PROBLEM TO WORK ON. Copy each line exactly.

DATA BLOCK.
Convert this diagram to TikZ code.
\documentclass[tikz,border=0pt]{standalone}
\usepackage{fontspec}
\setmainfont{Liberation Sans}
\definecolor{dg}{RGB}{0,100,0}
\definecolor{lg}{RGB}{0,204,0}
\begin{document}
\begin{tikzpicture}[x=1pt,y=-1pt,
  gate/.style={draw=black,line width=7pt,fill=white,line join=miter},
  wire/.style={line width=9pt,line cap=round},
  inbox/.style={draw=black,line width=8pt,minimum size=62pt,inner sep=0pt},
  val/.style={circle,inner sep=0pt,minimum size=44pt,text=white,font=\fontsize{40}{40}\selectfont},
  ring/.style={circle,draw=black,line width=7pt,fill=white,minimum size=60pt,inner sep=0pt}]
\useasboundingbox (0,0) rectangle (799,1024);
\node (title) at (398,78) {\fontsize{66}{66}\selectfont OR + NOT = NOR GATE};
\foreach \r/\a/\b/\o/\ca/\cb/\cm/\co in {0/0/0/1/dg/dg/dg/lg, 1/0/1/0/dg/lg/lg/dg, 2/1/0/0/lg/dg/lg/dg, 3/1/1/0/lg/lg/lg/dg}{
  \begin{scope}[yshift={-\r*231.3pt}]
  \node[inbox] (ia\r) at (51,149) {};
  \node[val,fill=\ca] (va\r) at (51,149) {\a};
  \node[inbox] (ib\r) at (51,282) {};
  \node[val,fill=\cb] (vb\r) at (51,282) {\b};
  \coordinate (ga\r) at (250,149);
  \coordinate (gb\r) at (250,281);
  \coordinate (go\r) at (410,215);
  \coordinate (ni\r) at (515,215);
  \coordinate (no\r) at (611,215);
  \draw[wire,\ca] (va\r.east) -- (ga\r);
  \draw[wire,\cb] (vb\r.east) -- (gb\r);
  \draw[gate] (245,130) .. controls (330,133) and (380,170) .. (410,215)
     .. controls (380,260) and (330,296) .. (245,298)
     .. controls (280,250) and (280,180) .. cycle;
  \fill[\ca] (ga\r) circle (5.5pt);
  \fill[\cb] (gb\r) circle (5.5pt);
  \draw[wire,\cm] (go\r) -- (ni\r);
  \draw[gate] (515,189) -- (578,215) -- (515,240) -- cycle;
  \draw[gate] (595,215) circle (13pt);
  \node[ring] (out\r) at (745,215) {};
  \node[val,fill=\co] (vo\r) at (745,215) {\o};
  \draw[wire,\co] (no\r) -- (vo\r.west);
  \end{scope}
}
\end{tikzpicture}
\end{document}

SOLUTION TO THIS TASK.
Convert this diagram to TikZ code.
\documentclass[tikz,border=0pt]{standalone}
\usepackage{fontspec}
\setmainfont{Liberation Sans}
\definecolor{dg}{RGB}{0,100,0}
\definecolor{lg}{RGB}{0,204,0}
\begin{document}
\begin{tikzpicture}[x=1pt,y=-1pt,
  gate/.style={draw=black,line width=7pt,fill=white,line join=miter},
  wire/.style={line width=9pt,line cap=round},
  inbox/.style={draw=black,line width=8pt,minimum size=62pt,inner sep=0pt},
  val/.style={circle,inner sep=0pt,minimum size=44pt,text=white,font=\fontsize{40}{40}\selectfont},
  ring/.style={circle,draw=black,line width=7pt,fill=white,minimum size=60pt,inner sep=0pt}]
\useasboundingbox (0,0) rectangle (799,1024);
\node (title) at (398,78) {\fontsize{66}{66}\selectfont OR + NOT = NOR GATE};
\foreach \r/\a/\b/\o/\ca/\cb/\cm/\co in {0/0/0/1/dg/dg/dg/lg, 1/0/1/0/dg/lg/lg/dg, 2/1/0/0/lg/dg/lg/dg, 3/1/1/0/lg/lg/lg/dg}{
  \begin{scope}[yshift={-\r*231.3pt}]
  \node[inbox] (ia\r) at (51,149) {};
  \node[val,fill=\ca] (va\r) at (51,149) {\a};
  \node[inbox] (ib\r) at (51,282) {};
  \node[val,fill=\cb] (vb\r) at (51,282) {\b};
  \coordinate (ga\r) at (250,149);
  \coordinate (gb\r) at (250,281);
  \coordinate (go\r) at (410,215);
  \coordinate (ni\r) at (515,215);
  \coordinate (no\r) at (611,215);
  \draw[wire,\ca] (va\r.east) -- (ga\r);
  \draw[wire,\cb] (vb\r.east) -- (gb\r);
  \draw[gate] (245,130) .. controls (330,133) and (380,170) .. (410,215)
     .. controls (380,260) and (330,296) .. (245,298)
     .. controls (280,250) and (280,180) .. cycle;
  \fill[\ca] (ga\r) circle (5.5pt);
  \fill[\cb] (gb\r) circle (5.5pt);
  \draw[wire,\cm] (go\r) -- (ni\r);
  \draw[gate] (515,189) -- (578,215) -- (515,240) -- cycle;
  \draw[gate] (595,215) circle (13pt);
  \node[ring] (out\r) at (745,215) {};
  \node[val,fill=\co] (vo\r) at (745,215) {\o};
  \draw[wire,\co] (no\r) -- (vo\r.west);
  \end{scope}
}
\end{tikzpicture}
\end{document}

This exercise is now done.